Alexandros Yfantis | Sep 16, 2013 07:20AM ET
Following the withdrawal of the candidature for FED chairman by Summers, S&P futures gapped up early today nearly 20 points reaching the previous all time highs. Our view up to now was bearish with a strategy to enter short positions when support levels are broken. Moreover, we also note in previous posts that prices were to reach 1680-90 if 1665-70 was broken upwards. So are bulls really in control or is this gap up in pre-market trading just a bear squeeze? According to our Elliott wave analysis and according to theory, if prices move past the starting point of a wave pattern, then the previous move cannot be labeled as impulsive.

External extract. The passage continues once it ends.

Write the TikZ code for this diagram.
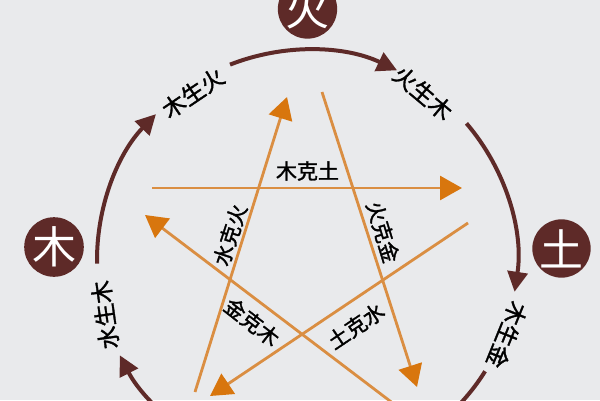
\documentclass[tikz,border=0pt]{standalone}
\usepackage{fontspec}
\newfontfamily\cjkfont{Noto Sans CJK SC}
\newfontfamily\cjklabel[FakeBold=1.5]{Noto Sans CJK SC}
\usepackage{xcolor}
\usepackage{tikz}
\usetikzlibrary{positioning}
\usetikzlibrary{arrows.meta}
\usetikzlibrary{shapes}

\definecolor{bgGray}{HTML}{E9EAEC}
\definecolor{elementRed}{HTML}{5E2A28}
\definecolor{keOrange}{HTML}{DA8E42}
\definecolor{keTip}{HTML}{D8760E}

\begin{document}
\begin{tikzpicture}[
		shengArrow/.style = { draw = elementRed, line width = 4pt, -{Triangle[length=20pt, width=20pt]} },
		shengLine/.style = { draw = elementRed, line width = 4pt },
		keArrow/.style = { draw = keOrange, line width = 2.8pt, -{Triangle[length=22pt, width=24pt, color=keTip]} },
		element/.style = { circle, fill = elementRed, text = white, minimum size = 58pt, inner sep = 0pt, outer sep = 0pt, font = \cjkfont\fontsize{44}{44}\selectfont },
		shengText/.style = { font = \cjklabel\fontsize{23}{23}\selectfont, inner sep = 0pt, outer sep = 0pt, text = black },
		keText/.style = { font = \cjklabel\fontsize{21}{21}\selectfont, inner sep = 0pt, outer sep = 0pt, text = black },
		]
	\def\oneUnit{10pt}
	
	\fill[bgGray] (0,0) rectangle (60*\oneUnit, 40*\oneUnit);
	\useasboundingbox (0,0) rectangle (60*\oneUnit, 40*\oneUnit);
	\clip (0,0) rectangle (60*\oneUnit, 40*\oneUnit);
	
	\coordinate (O) at (30.7*\oneUnit, 14*\oneUnit);
	
	\node[element] (HUO) at (30.75*\oneUnit, 39.1*\oneUnit) {火};
	\node[element] (MU) at (5.4*\oneUnit, 15.3*\oneUnit) {木};
	\node[element] (TU) at (56.15*\oneUnit, 15.15*\oneUnit) {土};
	
	
	
	\coordinate (MUSHENGstart) at ([shift={(O)}]181:21*\oneUnit);
	\coordinate (HUOSHENGstart) at ([shift={(O)}]111.5:21*\oneUnit);
	\coordinate (TUSHENGstart) at ([shift={(O)}]40.6:21*\oneUnit);
	\coordinate (JINSHENGstart) at ([shift={(O)}]-32:21*\oneUnit);
	\coordinate (SHUISHENGstart) at ([shift={(O)}]240:21*\oneUnit);
	
	\draw[shengArrow] (MUSHENGstart) arc[start angle=181, end angle=136, radius=21*\oneUnit];
	\draw[shengArrow] (HUOSHENGstart) arc[start angle=111.5, end angle=64.6, radius=21*\oneUnit];
	\draw[shengArrow] (TUSHENGstart) arc[start angle=40.6, end angle=-8.7, radius=21*\oneUnit];
	\draw[shengLine] (JINSHENGstart) arc[start angle=-32, end angle=-70, radius=21*\oneUnit];
	\draw[shengArrow] (SHUISHENGstart) arc[start angle=240, end angle=207, radius=21*\oneUnit];
	
	\node[shengText, rotate=34] (MUSHENGHUO) at (19.3*\oneUnit, 30.7*\oneUnit) {木生火};
	\node[shengText, rotate=-40] (HUOSHENGMU) at (42.3*\oneUnit, 30.7*\oneUnit) {火生木};
	\node[shengText, rotate=-112] (MUSHENGJIN) at (50.7*\oneUnit, 6.5*\oneUnit) {木生金};
	\node[shengText, rotate=98] (SHUISHENGMU) at (10.5*\oneUnit, 8.5*\oneUnit) {水生木};
	
	
	
	\coordinate (MUKEstart) at (15.2*\oneUnit, 21.2*\oneUnit);
	\coordinate (MUKEend) at (46.2*\oneUnit, 21.2*\oneUnit);
	\coordinate (SHUIKEstart) at (19.5*\oneUnit, 0.8*\oneUnit);
	\coordinate (SHUIKEend) at (28.7*\oneUnit, 30.3*\oneUnit);
	\coordinate (HUOKEstart) at (32.2*\oneUnit, 30.8*\oneUnit);
	\coordinate (HUOKEend) at (41.7*\oneUnit, 1.3*\oneUnit);
	\coordinate (TUKEstart) at (46.8*\oneUnit, 17.7*\oneUnit);
	\coordinate (TUKEend) at (21.0*\oneUnit, 0.4*\oneUnit);
	\coordinate (JINKEstart) at (41.5*\oneUnit, -2.0*\oneUnit);
	\coordinate (JINKEend) at (14.5*\oneUnit, 18.5*\oneUnit);
	
	\draw[keArrow] (MUKEstart) -- (MUKEend);
	\draw[keArrow] (SHUIKEstart) -- (SHUIKEend);
	\draw[keArrow] (HUOKEstart) -- (HUOKEend);
	\draw[keArrow] (TUKEstart) -- (TUKEend);
	\draw[keArrow] (JINKEstart) -- (JINKEend);
	
	\node[keText] (MUKETU) at (30.75*\oneUnit, 22.9*\oneUnit) {木克土};
	\node[keText, rotate=72] (SHUIKEHUO) at (23.0*\oneUnit, 16.5*\oneUnit) {水克火};
	\node[keText, rotate=-73] (HUOKEJIN) at (38.3*\oneUnit, 16.8*\oneUnit) {火克金};
	\node[keText, rotate=34] (TUKESHUI) at (35.6*\oneUnit, 7.4*\oneUnit) {土克水};
	\node[keText, rotate=-38] (JINKEMU) at (25.2*\oneUnit, 7.8*\oneUnit) {金克木};
\end{tikzpicture}
\end{document}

In our case, if prices (cash) make a new all time high, then we cannot label the decline from 1709 to 1627 as impulsive. It is therefore important to wait and see if the cash market makes a new all time high. Trend remains up and a new all time high does not cancel the increased possibility of a trend reversal. This does not mean that it is prudent to go short if new all time highs are made.
Current market price action has given bulls the upper hand. Prices will be targeting a new all time high today and after the pull back we expect, if prices do not break support at 1680, we should be expecting another leg up at least towards 1720-40. Needless to say that if 1680 support fails, then bulls will have to guard the very important support at 1630-40.